Il nome di Dio è misericordia. Appunti sul libro del Papa


di Samuele Ciambriello

“La misericordia è il primo attributo di Dio, è il nome di Dio. Non ci sono situazioni dalle quali non possiamo uscire. Non siamo condannati ad affossare nelle sabbie mobili.”
Con parole semplici e dirette Papa Francesco si rivolge ad ogni uomo e donna del pianeta terra istaurando un dialogo intimo e personale. Al centro c’è il tema che più gli sta a cuore, la misericordia, da sempre fulcro della sua testimonianza e ora del suo pontificato. La misericordia ci permette di comprendere la vicinanza di Dio e le nostre precarietà, le nostre vulnerabilità.
È un libro medicina, una supposta gradevole.
In un libro come questo ci sono non solo concetti edificanti e consolatori, Bergoglio ci sta dicendo che la misericordia è il nostro Monte Bianco, è il nostro Everest da scalare. E noi siamo contenti di scalare questa alte vette sapendo che è un sacrificio , che è dura?
Questo nostro Papa farmacista tempo fa fece vedere in pubblico un cofanetto che secondo lui era la salvezza per tutti gli ammalati, lo aprì e uscì fuori un rosario misericordioso.

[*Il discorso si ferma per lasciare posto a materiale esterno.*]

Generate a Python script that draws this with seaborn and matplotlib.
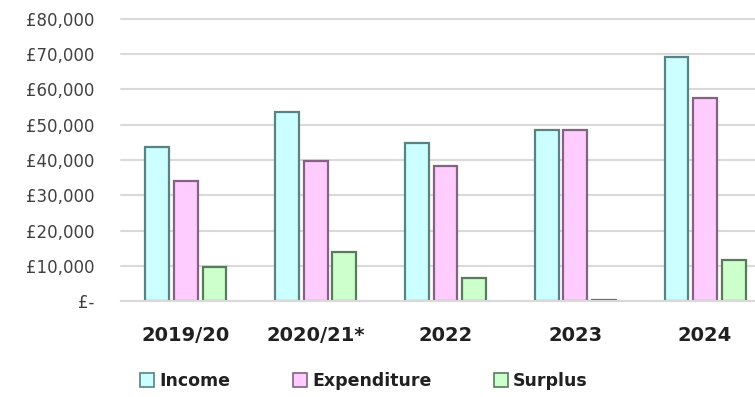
import matplotlib
matplotlib.use("Agg")
import matplotlib.pyplot as plt
import seaborn as sns
import pandas as pd
from matplotlib.patches import Patch
from matplotlib.ticker import FuncFormatter

years = ["2019/20", "2020/21*", "2022", "2023", "2024"]
income = [43700, 53600, 44900, 48600, 69200]
expenditure = [34000, 39600, 38400, 48400, 57700]
surplus = [9700, 14000, 6500, 350, 11600]
series = ["Income", "Expenditure", "Surplus"]
fills = ["#CCFFFF", "#FFCCFF", "#CCFFCC"]
edges = ["#5A8282", "#826482", "#5A7A5A"]

rows = []
for name, vals in zip(series, [income, expenditure, surplus]):
    for y, v in zip(years, vals):
        rows.append({"Year": y, "Series": name, "Value": v})
df = pd.DataFrame(rows)

sns.set_style("white")
plt.rcParams["font.family"] = ["DejaVu Sans"]

fig = plt.figure(figsize=(7.55, 3.97), dpi=100)
ax = fig.add_axes([121 / 755, 1 - 301 / 397, (770 - 121) / 755, (301 - 19) / 397])

sns.barplot(data=df, x="Year", y="Value", hue="Series", order=years,
            hue_order=series, palette=fills, saturation=1, width=0.66, gap=0.17,
            linewidth=1.6, edgecolor="#666666", ax=ax, legend=False)

n = len(years)
for i, patch in enumerate(ax.patches[: n * 3]):
    patch.set_edgecolor(edges[i // n])

ax.set_ylim(0, 80000)
ax.set_yticks(range(0, 80001, 10000))
ax.yaxis.set_major_formatter(FuncFormatter(lambda v, p: "£-" if v == 0 else f"£{int(v):,}"))
ax.grid(axis="y", color="#D9D9D9", linewidth=1.5)
for gl in ax.get_ygridlines():
    gl.set_clip_on(False)
ax.set_axisbelow(True)
for s in ["top", "right", "left"]:
    ax.spines[s].set_visible(False)
ax.spines["bottom"].set_color("#D9D9D9")
ax.spines["bottom"].set_linewidth(1.5)
ax.set_xlabel("")
ax.set_ylabel("")
ax.tick_params(axis="y", length=0, pad=19, labelsize=12, labelcolor="#404040")
ax.tick_params(axis="x", length=0, pad=18, labelsize=14, labelcolor="#202020")
for lab in ax.get_xticklabels():
    lab.set_fontweight("bold")

handles = [Patch(facecolor=f, edgecolor=e, linewidth=1.2) for f, e in zip(fills, edges)]
leg = fig.legend(handles, series, loc="center", bbox_to_anchor=(364 / 755, 1 - 381 / 397),
                 ncol=3, frameon=False, fontsize=12.5, handlelength=0.8, handleheight=0.8,
                 handletextpad=0.3, columnspacing=3.6)
for t in leg.get_texts():
    t.set_fontweight("bold")
    t.set_color("#202020")

fig.savefig("out.png", dpi=100)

Bergoglio è complicato, impegnativo. Ha abolito per esempio la pena dell’ergastolo definendola pena di morte mascherata e ogni volta che lui varca le porte di un carcere si ricorda che anche S. Pietro e S. Paolo sono stati carcerati e ci ricorda che non c’è giustizia senza perdono.
Anche in questo libro, con le sue riflessioni su misericordia e compassione e sul tema della giustizia terrena, continua in una direzione ostinata e contraria, a ripetere che la Chiesa non è al mondo per condannare. Continua a dirci che c’è bisogno di compassione oggi per vincere la globalizzazione dell’indifferenza.  Queste sue affermazioni, queste sue risposte, illuminano il cuore di ogni uomo di buona volontà.
Nella conversazione con il vaticanista Andrea Tornielli, il Papa spiega, attraverso ricordi di gioventù ed episodi della sua esperienza di pastore, le ragioni di un anno santo straordinario, ribadisce che la Chiesa non può chiudere la porta a nessuno, affronta il nodo del rapporto tra misericordia giustizia e corruzione e rammenta: “anche il Papa è un uomo che ha bisogno della misericordia di Dio.”
Allora mi domando:
-         chi nella Chiesa è stato mediatore nei percorsi di riavvicinamento tra rei e vittime?
E ancora:
-         da quando misericordia e solidarietà verso gli ultimi, verso i miseri sono priorità nella chiesa?
E infine :
- come sono stati trattati nella Chiesa le donne gli uomini che dopo il Concilio dicevano che era necessario uscire dalle chiese e dalle parrocchie per andare a cercare le persone dove vivono soffrono e sperano?
Infine, l’umanità inquieta e dolente, fatta di poveri, emarginati, carcerati, disorientati, omosessuali, divorziati, noi li avviciniamo perché ci sentiamo giusti e perfetti e loro bisognosi di misericordia, o abbiamo anche il desiderio di liberarli, senza attendere decreti e leggi? Abbiamo cioè il coraggio di rimuovere le cause di ingiustizia?
Ma vale anche per i sacerdoti, perché come dice il papa “ se uno è un ministro di  Dio, finisce per credersi separato dal popolo, padrone della dottrina, titolare di un potere, chiuso alle sorprese di Dio”.
La degradazione dello stupore è un’espressione che a me dice tanto. A volte mi sono sorpreso a pensare che ad alcune persone tante rigide, farebbe bene una scivolata, perché così, riconoscendosi peccatori, incontrerebbero Gesù.
Va bene così, la tragedia è che tanti uomini di chiesa non pensano di aver fatto scivolate, non restano umili e quindi rischiano di non capire e compatire le mancanze del prossimo.
Non è un caso che il popolo di Dio spesso si trova di fronte a questi brutti esempi in cui prevale l’interesse, la poca misericordia e la chiusura.